At a name day party of her friend, she heard that there was a centre for lepers in India, where its Founder, father Adam Wiśniewski was seriously ill while being the only doctor supplying medical care to a dozen thousand people. She took this information as a call for herself. After two years of efforts, on February 14, 1989 she set up to her first long, full of imponderables trip to India. After coming to Jeevodaya – despite language barrier, lack of experience in curing leprosy and tropical diseases, despite financial and climatic difficulties – she knew from the very start that it is the place indicated by God for her to stay.

For the inhabitants of the Centre, dr Helena Pyz is a doctor, advisor, friend. She cures everything: starting from chafes on the knees got during children’s games, going through help obtained at deliveries and follow-up evaluations, up to many-months treatment of leprosy. In her clinic, she sees people affected with leprosy, those who need advice when they have a flu or any other disease, but also poor local people from the nearby villages, who cannot afford any other medical care. She also attends outbound clinics in Tumgaon (about 80 km from Jeevodaya) and Kutela (above 200 km).

As the Treasurer of the Center, she sees to it that work might be possible in the centre, and the children are never hungry. When she came for the first time to Jeevodaya, the financial situation was dramatic; she could not afford to pay for everything that was needed, especially there was no money for rice, which is the basis of meals in India. She stays in touch with Benefactors in Poland (since 1993 also through the Mission Secretariat in Warsaw) and all over the world. For the guests visiting the Centre, she is the host, for the volunteers - a teacher and tutor.

Dr Helena is voluntarily sharing her life with other inhabitants of the Centre for lepers. She evangelizes not only with words, but also in act, that is service and love to those who are rejected by others due to fear and prejudice. She speaks hindi, understands also other dialects and languages of neighbouring states. She dresses as a Hindu and despite her white skin, she is considered as a native inhabitant of this land. 

She takes a very good care of children; those who survived, despite danger after the death of their mother, have a special right towards her person and confidence. The word with which they address to her ‘Mami’ (mother) became her second name. Today, almost all call her ‘Mami’ in Jeevodaya.

Dr Helena Pyz is a laureate of many awards and distinctions. In 2005, she received, on the motion of the ambassador of Poland in India, the Order of Polonia Restituta.
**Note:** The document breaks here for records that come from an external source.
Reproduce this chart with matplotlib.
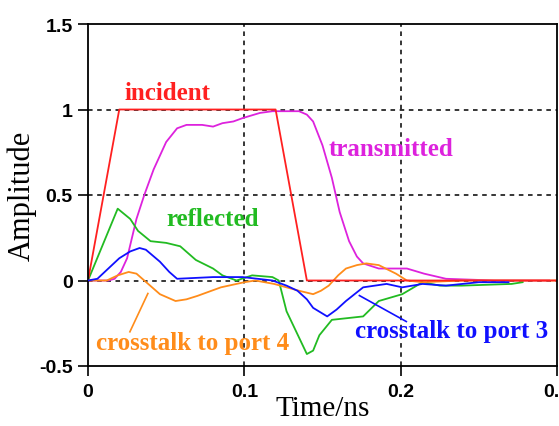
import matplotlib
matplotlib.use("Agg")
import matplotlib.pyplot as plt

# Data (time in ns, amplitude)
t_inc = [0.0, 0.02, 0.12, 0.14, 0.30]
a_inc = [0.0, 1.0, 1.0, 0.0, 0.0]

t_tr = [0.0, 0.013, 0.017, 0.021, 0.025, 0.031, 0.036, 0.042, 0.050, 0.057, 0.063, 0.073,
        0.080, 0.086, 0.093, 0.099, 0.110, 0.118, 0.135, 0.140, 0.144, 0.150, 0.156,
        0.161, 0.167, 0.172, 0.176, 0.186, 0.204, 0.215, 0.229, 0.26, 0.295]
a_tr = [0.0, 0.0, 0.01, 0.05, 0.13, 0.36, 0.50, 0.65, 0.81, 0.89, 0.91, 0.91,
        0.90, 0.92, 0.93, 0.95, 0.98, 0.99, 0.99, 0.97, 0.93, 0.79, 0.60,
        0.40, 0.23, 0.14, 0.10, 0.07, 0.07, 0.04, 0.01, 0.0, 0.0]

t_ref = [0.0, 0.019, 0.023, 0.027, 0.032, 0.040, 0.050, 0.059, 0.064, 0.069, 0.080, 0.086, 0.095,
         0.105, 0.118, 0.122, 0.127, 0.140, 0.144, 0.148, 0.156, 0.176, 0.186, 0.201,
         0.214, 0.225, 0.239, 0.271, 0.278]
a_ref = [0.0, 0.42, 0.39, 0.36, 0.29, 0.23, 0.22, 0.20, 0.16, 0.12, 0.07, 0.03, 0.0,
         0.03, 0.02, 0.0, -0.18, -0.43, -0.41, -0.32, -0.23, -0.21, -0.12, -0.08,
         -0.01, -0.03, -0.03, -0.02, -0.01]

t_x3 = [0.0, 0.006, 0.013, 0.020, 0.027, 0.033, 0.037, 0.046, 0.052, 0.057, 0.080, 0.099, 0.118, 0.127,
        0.134, 0.140, 0.144, 0.153, 0.159, 0.165, 0.176, 0.191, 0.201, 0.214, 0.229, 0.250, 0.269]
a_x3 = [0.0, 0.01, 0.07, 0.13, 0.17, 0.19, 0.18, 0.11, 0.05, 0.01, 0.02, 0.02, 0.0, -0.03,
        -0.06, -0.11, -0.16, -0.21, -0.17, -0.12, -0.04, -0.02, -0.04, -0.02, -0.03, -0.01, -0.01]

t_x4 = [0.0, 0.012, 0.019, 0.026, 0.031, 0.036, 0.046, 0.056, 0.063, 0.070, 0.085, 0.100, 0.107,
        0.119, 0.135, 0.144, 0.149, 0.154, 0.160, 0.165, 0.172, 0.178, 0.186, 0.197, 0.204,
        0.214, 0.240, 0.30]
a_x4 = [0.0, 0.0, 0.03, 0.05, 0.04, 0.0, -0.08, -0.12, -0.11, -0.09, -0.04, -0.01, 0.0,
        -0.02, -0.06, -0.08, -0.06, -0.03, 0.03, 0.07, 0.09, 0.10, 0.09, 0.04, 0.0,
        -0.01, 0.0, 0.0]

x_ticks = [0.0, 0.1, 0.2, 0.3]
x_labels = ["0", "0.1", "0.2", "0.3"]
y_ticks = [-0.5, 0.0, 0.5, 1.0, 1.5]
y_labels = ["-0.5", "0", "0.5", "1", "1.5"]

RED = "#ff2020"
MAG = "#dd22dd"
GRN = "#22bb22"
BLU = "#1010ff"
ORG = "#ff8c1a"

fig = plt.figure(figsize=(5.59, 4.27), dpi=100)
ax = fig.add_axes([88/559, 60/427, (557-88)/559, (367-25)/427])
ax.set_xlim(0, 0.3)
ax.set_ylim(-0.5, 1.5)

# grid
for gx in [0.1, 0.2]:
    ax.axvline(gx, color="black", ls=(0, (3, 3)), lw=1.1, zorder=1)
for gy in [0.0, 0.5, 1.0]:
    ax.axhline(gy, color="black", ls=(0, (3, 3)), lw=1.1, zorder=1)

lw = 1.3
ax.plot(t_tr, a_tr, color=MAG, lw=lw, zorder=2)
ax.plot(t_ref, a_ref, color=GRN, lw=lw, zorder=2)
ax.plot(t_x4, a_x4, color=ORG, lw=lw, zorder=2)
ax.plot(t_x3, a_x3, color=BLU, lw=lw, zorder=3)
ax.plot(t_inc, a_inc, color=RED, lw=lw, zorder=2)

serif = "Liberation Serif"
fs = 18
ax.text(0.051, 1.10, "incident", color=RED, fontsize=fs, fontweight="bold", family=serif, ha="center", va="center")
ax.text(0.194, 0.77, "transmitted", color=MAG, fontsize=fs, fontweight="bold", family=serif, ha="center", va="center")
ax.text(0.080, 0.36, "reflected", color=GRN, fontsize=fs, fontweight="bold", family=serif, ha="center", va="center")
ax.text(0.005, -0.365, "crosstalk to port 4", color=ORG, fontsize=fs, fontweight="bold", family=serif, ha="left", va="center")
ax.text(0.171, -0.29, "crosstalk to port 3", color=BLU, fontsize=fs, fontweight="bold", family=serif, ha="left", va="center")
# leader lines
ax.plot([0.0383, 0.0268], [-0.076, -0.30], color=ORG, lw=1.2)
ax.plot([0.1736, 0.2036], [-0.088, -0.240], color=BLU, lw=1.2)

ax.set_xticks(x_ticks)
ax.set_xticklabels(x_labels)
ax.set_yticks(y_ticks)
ax.set_yticklabels(y_labels)
ax.tick_params(direction="out", length=7, width=1.2)
ax.tick_params(axis="x", pad=5)
ax.tick_params(axis="y", pad=4)
for lab in ax.get_xticklabels() + ax.get_yticklabels():
    lab.set_fontweight("bold")
    lab.set_fontsize(14)
    lab.set_family("Liberation Sans")
for s in ax.spines.values():
    s.set_linewidth(1.3)

ax.set_xlabel("Time/ns", family=serif, fontsize=21, labelpad=-3)
ax.set_ylabel("Amplitude", family=serif, fontsize=22, labelpad=2)

fig.savefig("out.png", dpi=100)
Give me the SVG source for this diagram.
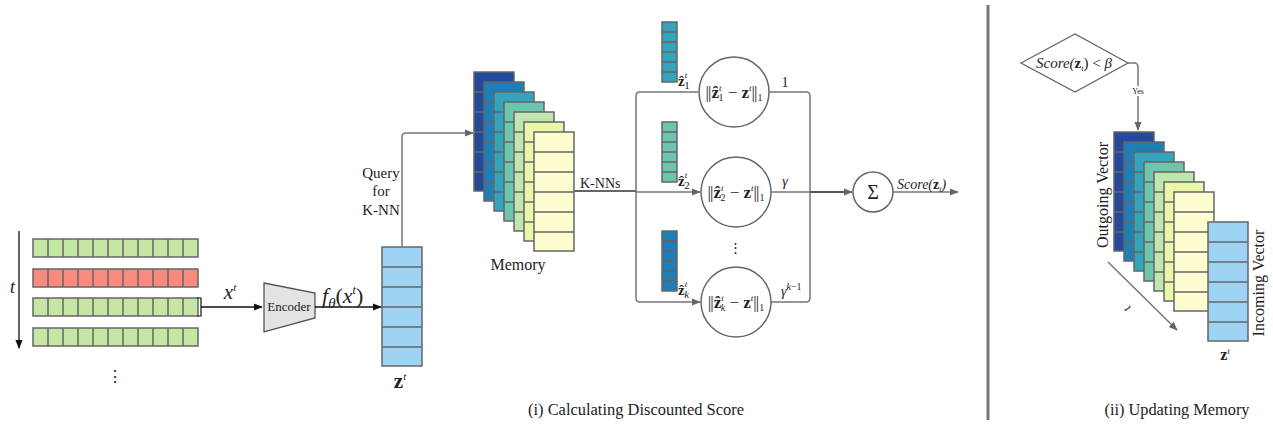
<svg xmlns="http://www.w3.org/2000/svg" width="1273" height="425" viewBox="0 0 1273 425" font-family="'Liberation Serif','DejaVu Serif',serif">
<style>
.cell{stroke:#666;stroke-width:1.5}
.g{fill:#c6e6a6}.r{fill:#f88b7d}.q{fill:#9dd3f3}
.c1{fill:#234b99}.c2{fill:#1e7fb7}.c3{fill:#34a4bd}.c4{fill:#6ec5ae}.c5{fill:#bfe5b1}.c6{fill:#ebf7a8}.c7{fill:#fefdd0}
.ln{fill:none;stroke:#777;stroke-width:1.5}
.bk{fill:none;stroke:#111;stroke-width:1.3}
.ser{font-family:"Liberation Serif","DejaVu Serif",serif;fill:#222}
.it{font-style:italic}
.bd{font-weight:bold}
.circ{fill:#fff;stroke:#666;stroke-width:1.5}
</style>
<defs>
<marker id="ag" viewBox="0 0 10 10" refX="9" refY="5" markerWidth="9" markerHeight="9" markerUnits="userSpaceOnUse" orient="auto"><path d="M0,1 L10,5 L0,9 z" fill="#666"/></marker>
<marker id="ab" viewBox="0 0 10 10" refX="9" refY="5" markerWidth="9" markerHeight="9" markerUnits="userSpaceOnUse" orient="auto"><path d="M0,1 L10,5 L0,9 z" fill="#111"/></marker>
<path id="rowlines" d="M0,0 h165 v18 h-165 z M15,0 v18 M30,0 v18 M45,0 v18 M60,0 v18 M75,0 v18 M90,0 v18 M105,0 v18 M120,0 v18 M135,0 v18 M150,0 v18" fill="none" stroke="#666" stroke-width="1.5"/>
<path id="veclines" d="M0,0 h40 v119 h-40 z M0,20 h40 M0,40 h40 M0,60 h40 M0,80 h40 M0,100 h40" fill="none" stroke="#666" stroke-width="1.5"/>
<path id="smalllines" d="M0,0 h15 v60 h-15 z M0,10 h15 M0,20 h15 M0,30 h15 M0,40 h15 M0,50 h15" fill="none" stroke="#666" stroke-width="1.5"/>
</defs>

<!-- time series -->
<g id="timeseries">
<path d="M19,231 V348" class="bk" marker-end="url(#ab)"/>
<text x="10" y="293" class="ser it" font-size="18">t</text>
<g id="row1" transform="translate(33,239)"><rect width="165" height="18" class="g"/><use href="#rowlines"/></g>
<g id="row2" transform="translate(33,269)"><rect width="165" height="18" class="r"/><use href="#rowlines"/></g>
<g id="row3" transform="translate(33,298)"><rect width="165" height="18" class="g"/><use href="#rowlines"/></g>
<g id="row4" transform="translate(33,328)"><rect width="165" height="18" class="g"/><use href="#rowlines"/></g>
<text x="115" y="382" class="ser" font-size="16" text-anchor="middle">⋮</text>
</g>

<!-- encoder -->
<g id="encoder">
<path d="M264,283 L315,293 L315,318 L264,332 Z" fill="#e3e3e3" stroke="#555" stroke-width="1.3"/>
<text x="289" y="311" class="ser" font-size="13" text-anchor="middle">Encoder</text>
</g>

<!-- query vector -->
<g id="query">
<g transform="translate(382,247)"><rect width="40" height="119" class="q"/><use href="#veclines"/></g>
<text x="400" y="388" class="ser bd" font-size="21" text-anchor="middle">z<tspan dy="-8" font-size="11" font-weight="normal" font-style="italic">t</tspan></text>
</g>

<!-- memory -->
<g id="memory">
<g transform="translate(474,72)"><rect width="40" height="119" class="c1"/><use href="#veclines"/></g>
<g transform="translate(484,82)"><rect width="40" height="119" class="c2"/><use href="#veclines"/></g>
<g transform="translate(494,92)"><rect width="40" height="119" class="c3"/><use href="#veclines"/></g>
<g transform="translate(504,102)"><rect width="40" height="119" class="c4"/><use href="#veclines"/></g>
<g transform="translate(514,112)"><rect width="40" height="119" class="c5"/><use href="#veclines"/></g>
<g transform="translate(524,122)"><rect width="40" height="119" class="c6"/><use href="#veclines"/></g>
<g transform="translate(534,132)"><rect width="40" height="119" class="c7"/><use href="#veclines"/></g>
<text x="518" y="270" class="ser" font-size="16" text-anchor="middle">Memory</text>
</g>

<!-- knn vectors -->
<g id="knn1">
<g transform="translate(662,22)"><rect width="15" height="60" class="c3"/><use href="#smalllines"/></g>
<text x="678" y="86" class="ser" font-size="15"><tspan class="bd">ẑ</tspan><tspan dy="-8" font-size="9" class="it">t</tspan><tspan dx="-3" dy="11" font-size="11">1</tspan></text>
</g>
<g id="knn2">
<g transform="translate(662,122)"><rect width="15" height="60" class="c4"/><use href="#smalllines"/></g>
<text x="678" y="186" class="ser" font-size="15"><tspan class="bd">ẑ</tspan><tspan dy="-8" font-size="9" class="it">t</tspan><tspan dx="-3" dy="11" font-size="11">2</tspan></text>
</g>
<g id="knnk">
<g transform="translate(662,231)"><rect width="15" height="60" class="c2"/><use href="#smalllines"/></g>
<text x="678" y="295" class="ser" font-size="15"><tspan class="bd">ẑ</tspan><tspan dy="-8" font-size="9" class="it">t</tspan><tspan dx="-3" dy="11" font-size="11" class="it">k</tspan></text>
</g>

<!-- distance nodes -->
<g id="dist1">
<circle cx="734" cy="92" r="35" class="circ"/>
<text x="734" y="98" class="ser" font-size="17" text-anchor="middle">|<tspan dx="-1">|</tspan><tspan class="bd">ẑ</tspan><tspan dy="-7" font-size="9" class="it">t</tspan><tspan dx="-3" dy="10" font-size="10">1</tspan><tspan dy="-3"> − </tspan><tspan class="bd">z</tspan><tspan dy="-7" font-size="9" class="it">t</tspan><tspan dy="7">|</tspan><tspan dx="-1">|</tspan><tspan dy="3" font-size="10">1</tspan></text>
</g>
<g id="dist2">
<circle cx="736" cy="192" r="35" class="circ"/>
<text x="736" y="198" class="ser" font-size="17" text-anchor="middle">|<tspan dx="-1">|</tspan><tspan class="bd">ẑ</tspan><tspan dy="-7" font-size="9" class="it">t</tspan><tspan dx="-3" dy="10" font-size="10">2</tspan><tspan dy="-3"> − </tspan><tspan class="bd">z</tspan><tspan dy="-7" font-size="9" class="it">t</tspan><tspan dy="7">|</tspan><tspan dx="-1">|</tspan><tspan dy="3" font-size="10">1</tspan></text>
</g>
<g id="distk">
<circle cx="736" cy="302" r="35" class="circ"/>
<text x="736" y="308" class="ser" font-size="17" text-anchor="middle">|<tspan dx="-1">|</tspan><tspan class="bd">ẑ</tspan><tspan dy="-7" font-size="9" class="it">t</tspan><tspan dx="-3" dy="10" font-size="10" class="it">k</tspan><tspan dy="-3"> − </tspan><tspan class="bd">z</tspan><tspan dy="-7" font-size="9" class="it">t</tspan><tspan dy="7">|</tspan><tspan dx="-1">|</tspan><tspan dy="3" font-size="10">1</tspan></text>
</g>
<text x="735" y="252" class="ser" font-size="13" text-anchor="middle">⋮</text>

<!-- sum node -->
<g id="sum">
<circle cx="873" cy="192" r="20" class="circ"/>
<text x="873" y="199" class="ser" font-size="20" text-anchor="middle">Σ</text>
</g>

<!-- connectors -->
<g id="connectors">
<path d="M197,298 h4 v18 h-4" fill="none" stroke="#111" stroke-width="1.2"/>
<path d="M201,307 H262" class="bk" marker-end="url(#ab)"/>
<path d="M315,307 H381" class="bk" marker-end="url(#ab)"/>
<path d="M402,247 V137 q0,-4 4,-4 H473" class="ln" marker-end="url(#ag)"/>
<path d="M574,191 H636" fill="none" stroke="#666" stroke-width="2"/>
<path d="M698,92 H640 q-4,0 -4,4 V298 q0,4 4,4 H700" class="ln" marker-end="url(#ag)"/>
<path d="M636,192 H700" class="ln" marker-end="url(#ag)"/>
<path d="M769,92 H806 q4,0 4,4 V298 q0,4 -4,4 H771" class="ln"/>
<path d="M771,192 H810" class="ln"/>
<path d="M810,192 H852" fill="none" stroke="#555" stroke-width="2" marker-end="url(#ag)"/>
<path d="M893,192 H958" class="ln" marker-end="url(#ag)"/>
<path d="M1128,63 H1134 q4,0 4,4 V130" class="ln" marker-end="url(#ag)"/>
<path d="M1108,262 L1177,330" class="ln" marker-end="url(#ag)"/>
</g>

<!-- connector labels -->
<g id="labels">
<text x="230" y="299" class="ser it" font-size="21" text-anchor="middle">x<tspan dy="-8" font-size="11">t</tspan></text>
<text x="322" y="303" class="ser it" font-size="22">f<tspan dy="5" font-size="15">θ</tspan><tspan dy="-5" font-style="normal">(</tspan>x<tspan dy="-9" font-size="12">t</tspan><tspan dy="9" font-style="normal">)</tspan></text>
<text x="381" y="178" class="ser" font-size="15" text-anchor="middle">Query</text>
<text x="381" y="196" class="ser" font-size="15" text-anchor="middle">for</text>
<text x="381" y="215" class="ser" font-size="15" text-anchor="middle">K-NN</text>
<text x="580" y="188" class="ser" font-size="14">K-NNs</text>
<text x="785" y="87" class="ser" font-size="14" text-anchor="middle">1</text>
<text x="785" y="186" class="ser it" font-size="14" text-anchor="middle">γ</text>
<text x="781" y="296" class="ser it" font-size="14">γ<tspan dy="-6" font-size="10">k</tspan><tspan font-size="10" font-style="normal">−1</tspan></text>
<text x="897" y="189" class="ser it" font-size="14">Score(<tspan class="bd" font-style="normal">z</tspan><tspan dy="3" font-size="8">t</tspan><tspan dy="-3">)</tspan></text>
</g>

<!-- separator -->
<line x1="988" y1="5" x2="988" y2="420" stroke="#777" stroke-width="3"/>

<!-- right panel -->
<g id="decision">
<path d="M1021,63 L1075,34 L1128,63 L1075,92 Z" fill="#fff" stroke="#666" stroke-width="1.3"/>
<text x="1074" y="68" class="ser it" font-size="15" text-anchor="middle">Score(<tspan class="bd" font-style="normal">z</tspan><tspan dy="3" font-size="8">t</tspan><tspan dy="-3" font-style="normal">) &lt; </tspan>β</text>
</g>
<rect x="1130" y="86" width="17" height="10" fill="#fff"/>
<text x="1138" y="94" class="ser" font-size="8" text-anchor="middle">Yes</text>

<g id="memory2">
<g transform="translate(1114,132)"><rect width="40" height="119" class="c1"/><use href="#veclines"/></g>
<g transform="translate(1124,142)"><rect width="40" height="119" class="c2"/><use href="#veclines"/></g>
<g transform="translate(1134,152)"><rect width="40" height="119" class="c3"/><use href="#veclines"/></g>
<g transform="translate(1144,162)"><rect width="40" height="119" class="c4"/><use href="#veclines"/></g>
<g transform="translate(1154,172)"><rect width="40" height="119" class="c5"/><use href="#veclines"/></g>
<g transform="translate(1164,182)"><rect width="40" height="119" class="c6"/><use href="#veclines"/></g>
<g transform="translate(1174,192)"><rect width="40" height="119" class="c7"/><use href="#veclines"/></g>
<text transform="translate(1108,195) rotate(-90)" class="ser" font-size="16" text-anchor="middle">Outgoing Vector</text>
</g>
<g id="incoming">
<g transform="translate(1208,222)"><rect width="40" height="119" class="q"/><use href="#veclines"/></g>
<text transform="translate(1264,283) rotate(-90)" class="ser" font-size="16" text-anchor="middle">Incoming Vector</text>
<text x="1225" y="360" class="ser bd" font-size="16" text-anchor="middle">z<tspan dy="-6" font-size="9" font-weight="normal" font-style="italic">t</tspan></text>
</g>
<text transform="translate(1130,306) rotate(-135)" class="ser it" font-size="13" text-anchor="middle">t</text>

<!-- captions -->
<text x="636" y="415" class="ser" font-size="16" text-anchor="middle" textLength="216" lengthAdjust="spacingAndGlyphs">(i) Calculating Discounted Score</text>
<text x="1177" y="415" class="ser" font-size="16" text-anchor="middle" textLength="145" lengthAdjust="spacingAndGlyphs">(ii) Updating Memory</text>
</svg>
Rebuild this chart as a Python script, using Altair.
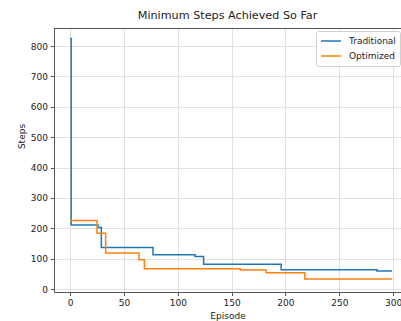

She has also received, among others, the Order ‘Ecce Homo’ granted to reknown workers for voluntary causes and a distinction “Zasłużonemu – Polskie Towarzystwo Lekarskie” [To a person of merit – the Polish Medical Association]. In the plebiscite of the monthly „Pani" [Madam] in 2001 she was considered as one among a thousand most popular Poles. For her, the most valuable distinction is „Order Uśmiechu" [The Order of Smile], that she obtained in 2008.

During her stays in Poland, she participates in meetings, programmes and grants interview concerning Jeevodaya and her work among lepers in India. In personal contact she is frank, friendly and modest (she does not like feasts organized in her honour). She has a great sense of humour. She is interested in life, people, Poland, she likes reading: literature, non-fiction, especially concerning sick people and the fate of Jews during and after II World War.